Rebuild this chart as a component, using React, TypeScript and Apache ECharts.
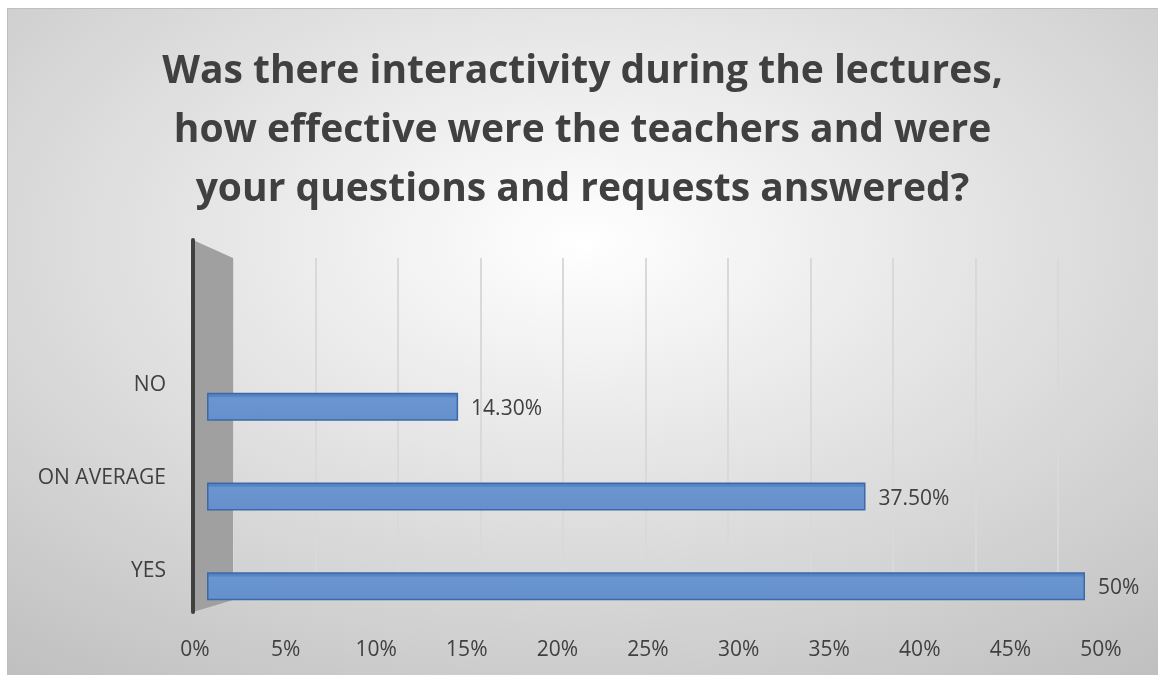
import React, { useEffect, useRef } from "react";
import * as echarts from "echarts";

const titleLines = [
  "Was there interactivity during the lectures,",
  "how effective were the teachers and were",
  "your questions and requests answered?",
];
const categories = ["YES", "ON AVERAGE", "NO"];
const values = [0.5, 0.375, 0.143];
const axisMin = 0;
const axisMax = 0.5;
const axisStep = 0.05;

const FONT = "'Open Sans', 'Noto Sans', sans-serif";
const TXT = "#404040";

function pct(v: number): string {
  const p = Math.round(v * 10000) / 100;
  return Number.isInteger(p) ? p + "%" : p.toFixed(2) + "%";
}

export default function App() {
  const ref = useRef<HTMLDivElement>(null);
  useEffect(() => {
    if (!ref.current) return;
    const chart = echarts.init(ref.current, null, { renderer: "svg" });
    chart.setOption({
      animation: false,
      backgroundColor: {
        type: "radial",
        x: 0.5,
        y: 0.35,
        r: 0.85,
        colorStops: [
          { offset: 0, color: "#ffffff" },
          { offset: 1, color: "#bdbdbd" },
        ],
      },
      title: {
        text: titleLines.join("\n"),
        left: "center",
        top: 25,
        textStyle: {
          fontFamily: FONT,
          fontSize: 39,
          fontWeight: "bold",
          color: TXT,
          lineHeight: 59,
        },
      },
      grid: [
        { left: 226, top: 250, width: 825, height: 342 },
        { left: 200, top: 354, width: 878, height: 269 },
        { left: 159, top: 329, width: 10, height: 278 },
        { left: 188, top: 600, width: 906, height: 25 },
      ],
      xAxis: [
        {
          gridIndex: 0, type: "value", min: axisMin, max: axisMax, interval: axisStep,
          axisLabel: { show: false }, axisLine: { show: false }, axisTick: { show: false },
          splitLine: { show: true, lineStyle: { color: "#d9d9d9", width: 2 } },
        },
        {
          gridIndex: 1, type: "value", min: axisMin, max: axisMax,
          axisLabel: { show: false }, axisLine: { show: false }, axisTick: { show: false },
          splitLine: { show: false },
        },
        {
          gridIndex: 2, type: "value", show: false,
        },
        {
          gridIndex: 3, type: "value", min: axisMin, max: axisMax, interval: axisStep,
          axisLine: { show: false }, axisTick: { show: false }, splitLine: { show: false },
          axisLabel: {
            margin: 4, fontFamily: FONT, fontSize: 21, color: TXT,
            formatter: (v: number) => pct(v),
          },
        },
      ],
      yAxis: [
        { gridIndex: 0, type: "category", data: categories, show: false },
        { gridIndex: 1, type: "category", data: categories, show: false },
        {
          gridIndex: 2, type: "category", data: categories,
          axisLine: { show: false }, axisTick: { show: false },
          axisLabel: { margin: 0, fontFamily: FONT, fontSize: 21, color: TXT },
        },
        { gridIndex: 3, type: "category", data: [""], show: false },
      ],
      graphic: [
        {
          type: "rect",
          shape: { x: 0.5, y: 0.5, width: 1160, height: 680 },
          style: { fill: "none", stroke: "#bfbfbf", lineWidth: 1 },
          silent: true,
        },
        {
          type: "polygon",
          shape: { points: [[186, 232], [226, 250], [226, 592], [186, 604]] },
          style: { fill: "#a0a0a0" },
          z: 10,
        },
        {
          type: "line",
          shape: { x1: 186, y1: 232, x2: 186, y2: 604 },
          style: { stroke: "#404040", lineWidth: 4, lineCap: "round" },
          z: 11,
        },
      ],
      series: [
        {
          type: "bar",
          xAxisIndex: 1,
          yAxisIndex: 1,
          data: values,
          barWidth: 28,
          z: 20,
          itemStyle: {
            color: {
              type: "linear", x: 0, y: 0, x2: 0, y2: 1,
              colorStops: [
                { offset: 0, color: "#4f7dbd" },
                { offset: 0.12, color: "#5a88c6" },
                { offset: 0.16, color: "#6a96d0" },
                { offset: 1, color: "#6590cb" },
              ],
            },
            borderColor: "#3b69aa",
            borderWidth: 1.5,
          },
          label: {
            show: true,
            position: "right",
            distance: 13,
            fontFamily: FONT,
            fontSize: 21,
            color: TXT,
            formatter: (p: any) => pct(p.value),
          },
        },
      ],
    });
    return () => chart.dispose();
  }, []);
  return (
    <div
      ref={ref}
      style={{ position: "fixed", left: 7, top: 8, width: 1151, height: 667 }}
    />
  );
}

◇ ◇ ◇ ◇ ◇ ◇ ◇

| SHORT PROBLEM |
Write out nothing but the lines from the start of the data through the line with "import * as". Leave out the pictures.

| IN RESPONSE |
Rebuild this chart as a component, using React, TypeScript and Apache ECharts.
import React, { useEffect, useRef } from "react";
import * as echarts from "echarts";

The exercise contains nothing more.